菊花賞ではビワハヤヒデ、ウイニングチケットの2強に割って入って2着。でもビワハヤヒデの強さの前に霞んでしまいました。そして天皇賞(春)では、外から「本当にステージチャンプ?」と思うような末脚を見せたものの、わずかに及ばず2着。今度はライスシャワー復活の引き立て役となってしまいました。名前とはうらはらに、なかなか主役になれない。そのもどかしさが愛らしく、ずっと追いかけていました。何とかGⅠタイトルを獲ってほしい、そこに一番近づいたのが天皇賞(春)だったと思います。もし勝っていたら、ステージチャンプのその後も変わっていたかもしれません。

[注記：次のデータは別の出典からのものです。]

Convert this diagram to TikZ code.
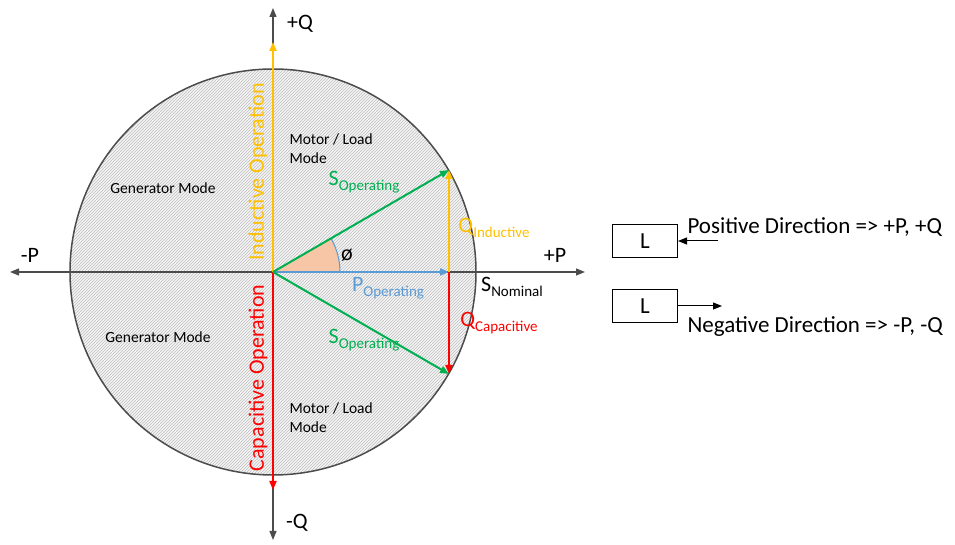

一方でドラマを生んだライスシャワー。こちらはというと、ダービーでマヤノペトリュースを応援していた時、天皇賞(春)でメジロマックイーンを応援していた時、そしてステージチャンプの天皇賞(春)。そのすべてに立ちはだかったのがライスシャワーでした。もう当時の自分にとって敵役以外の何者でもなかったですね。でも…いや、だからかな、宝塚記念で悲劇に見舞われた時は、何か申し訳ない気持ちになったのを覚えています。「嫌ってゴメン」的な感じで。現役時代は好きじゃなかったのに、時が経ってから好きになった馬です。こういう個性派って、そうはいないですよね。